Over the last year, Samsung's smartphone business has been free falling. Cornered by nimble upstarts like Xiaomi in price-sensitive markets such as China and India and bludgeoned by the world's most revered gadget - the iPhone - Samsung's profits have been falling faster than the fortunes of the Starship Enterprise. But come Mobile World Congress 2015 in Barcelona, the South Korean giant has flexed its muscles, showing the world why it is holding onto the title of being the largest smartphone maker in the world since 2011.
After the rather grotesque Galaxy S5 (have you seen the band-aid like rubberised/plastic finish on it?), a major design overhaul was a given for the Galaxy S6. And boy, like a cornered tiger, Samsung has come back with a gorgeous head-turning device that would be envy of any smartphone brand on the planet.
To achieve this, Samsung did the unthinkable. While many expected it to produce a phone made out of premium materials like metal, it pulled all stops by having a unique mirror like finish on the back, and also dumped signature features of the Galaxy S smartphone line, which include a removable battery and memory card expansion.
Now, naysayers will say that there are design influences from Apple's iPhone, but hey, no one else is bringing out phones with curved edges on both sides. The curved screen not only looks cool, but Samsung has fleshed out some interesting use-cases.
At the unveiling, Samsung also dared to take on Apple head-on. It claimed that the metal frame on the Galaxy S6 is 50 per cent stronger than any other phone in the market. It also showed off the camera of the Galaxy S6, where it pitted it against the iPhone 6 Plus. It is worth noting that the iPhone 6 Plus sets the benchmark when it comes down to smartphone photography, but Samsung's image samples were clearer and brighter. Wildly.
Samsung went on to claim that the battery on the Galaxy S6, which is vastly larger than the one on the iPhone could charge in half the amount of time.
Samsung's outlandish confidence in challenging the iPhone 6 head-on is evidence that it might be onto something as normally tech companies avoid such blatant comparisons.
The South Korean firm is so confident with its technology that for the first time since 2011 it has dropped Qualcomm's silicon altogether from its flagship phone. Now, Qualcomm is known to make the best processors used on Android smartphones, however, the Galaxy S6 is using an in-house solution.
Even the impressive Galaxy Note 4 uses a Qualcomm CPU.
The Exynos 7420 chipset has eight cores based on the latest technology from ARM and it supports 4G networks and is manufactured using a state of the art 14nm FinFET technology, which is an industry first. Samsung claims this processor is 20 per cent faster than the Galaxy Note 4, which in its own right was quite the speed demon and is more importantly 35 per cent power efficient.

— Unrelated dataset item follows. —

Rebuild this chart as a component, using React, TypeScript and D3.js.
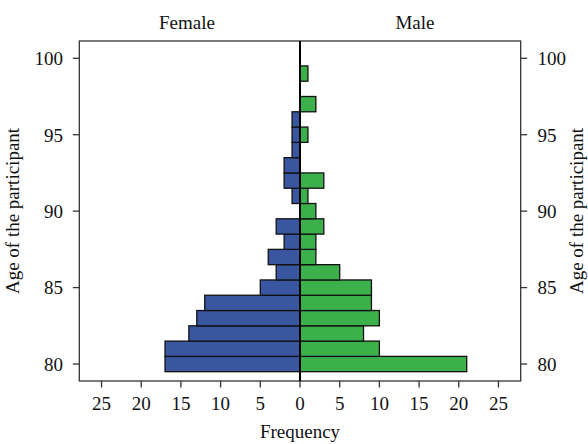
import React from 'react';
import * as d3 from 'd3';

// datos: frecuencia por edad
const ages = [80, 81, 82, 83, 84, 85, 86, 87, 88, 89, 90, 91, 92, 93, 94, 95, 96, 97, 98, 99];
const female = [17, 17, 14, 13, 12, 5, 3, 4, 2, 3, 0, 1, 2, 2, 1, 1, 1, 0, 0, 0];
const male = [21, 10, 8, 10, 9, 9, 5, 2, 2, 3, 2, 1, 3, 0, 0, 1, 0, 2, 0, 1];
const xTicks = [-25, -20, -15, -10, -5, 0, 5, 10, 15, 20, 25];
const yTicks = [80, 85, 90, 95, 100];

const W = 588;
const H = 444;
const plot = { left: 79.3, right: 520.7, top: 41, bottom: 381 };
const font = '"Liberation Serif", "DejaVu Serif", serif';
const fs = 19;
const blue = '#3a56a1';
const green = '#3bb04b';
const frame = '#333';

const x = d3.scaleLinear().domain([-27.8, 27.8]).range([plot.left, plot.right]);
const y = d3.scaleLinear().domain([78.89, 101.13]).range([plot.bottom, plot.top]);

const App = () => {
    const bars = ages.flatMap((age, i) => {
        const out = [];
        if (female[i] > 0) out.push({ key: 'f' + age, x0: x(-female[i]), x1: x(0), age, fill: blue });
        if (male[i] > 0) out.push({ key: 'm' + age, x0: x(0), x1: x(male[i]), age, fill: green });
        return out;
    });

    const midY = (plot.top + plot.bottom) / 2;

    return (
        <svg width={W} height={H} style={{ position: 'absolute', left: 0, top: 0, background: '#fff' }}
            fontFamily={font}>
            {/* titulos */}
            <text x={187} y={29} fontSize={fs} textAnchor="middle" fill="#111">Female</text>
            <text x={415} y={29} fontSize={fs} textAnchor="middle" fill="#111">Male</text>

            {/* barras */}
            {bars.map(b => (
                <rect key={b.key} x={b.x0} y={y(b.age + 0.5)} width={b.x1 - b.x0}
                    height={y(b.age - 0.5) - y(b.age + 0.5)}
                    fill={b.fill} stroke="#111" strokeWidth={1.3} />
            ))}

            {/* marco */}
            <rect x={plot.left} y={plot.top} width={plot.right - plot.left} height={plot.bottom - plot.top}
                fill="none" stroke={frame} strokeWidth={1.3} />
            <line x1={x(0)} x2={x(0)} y1={plot.top} y2={plot.bottom} stroke="#000" strokeWidth={2} />

            {/* eje x */}
            {xTicks.map(t => (
                <g key={'x' + t}>
                    <line x1={x(t)} x2={x(t)} y1={plot.bottom} y2={plot.bottom + 6.5} stroke={frame} strokeWidth={1.3} />
                    <text x={x(t)} y={410} fontSize={fs} textAnchor="middle" fill="#111">{Math.abs(t)}</text>
                </g>
            ))}
            <text x={300} y={438} fontSize={fs} textAnchor="middle" fill="#111">Frequency</text>

            {/* ejes y */}
            {yTicks.map(t => (
                <g key={'y' + t}>
                    <line x1={plot.left - 6.5} x2={plot.left} y1={y(t)} y2={y(t)} stroke={frame} strokeWidth={1.3} />
                    <line x1={plot.right} x2={plot.right + 6.5} y1={y(t)} y2={y(t)} stroke={frame} strokeWidth={1.3} />
                    <text x={63} y={y(t)} dy="0.36em" fontSize={fs} textAnchor="end" fill="#111">{t}</text>
                    <text x={537.5} y={y(t)} dy="0.36em" fontSize={fs} textAnchor="start" fill="#111">{t}</text>
                </g>
            ))}
            <text transform={`translate(19,${midY}) rotate(-90)`} fontSize={fs} textAnchor="middle" fill="#111">
                Age of the participant
            </text>
            <text transform={`translate(583,${midY}) rotate(-90)`} fontSize={fs} textAnchor="middle" fill="#111">
                Age of the participant
            </text>
        </svg>
    );
};

export default App;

While previously too, Samsung's Galaxy S models have used its in-house Exynos silicon, the phone-maker has always adopted Qualcomm's silicon for markets like the US. Additionally, the Galaxy S6 is the first phone to use DDR4 RAM, which is significantly faster than DDR3. Its subsidiaries have also come up with a fast memory system that blends elements from SSD and eMMC technologies to come up with a state of the art memory solution for the Galaxy S6.
Apart from Apple, no other mobile phone company in the world has such confidence in its own solutions. Heck, even Apple only designs its technologies, but in many cases the manufacturing is handled by Samsung's subsidiaries for the iPhone.
In fact, for many, the fact that Samsung was not able to bring its various businesses together for its signature product was startling. Samsung is responsible for creating and manufacturing the core technological elements that are found in a smartphone. From the processor, display, battery to the memory that goes in the smartphone - Samsung does it all in-house.
It develops the technology and also manufactures for sale to external parties like Apple. No one else does this as well as Samsung and that is the reason till now Apple is dependent on Samsung for the manufacturing of the processor that goes inside the iPhone.
This year, by the looks of it, Samsung has built the phone that's going challenge the iPhone. Even if it does not manage that, the Galaxy S6 could very well prove to be the best Android phone of the first half of the year.
We are not being hyperbolic about this because Samsung's Galaxy S smartphones in more ways than one have been responsible for the meteoric of Google's Android as Android has been responsible for their popularity.
The Galaxy S6 looks so much better on paper, that even from Delhi one can say the difference between previous Galaxy S models and the S6 is like night and day, or maybe it comes from a different galaxy altogether. Either ways, it is the return of the "king" of all Android phones.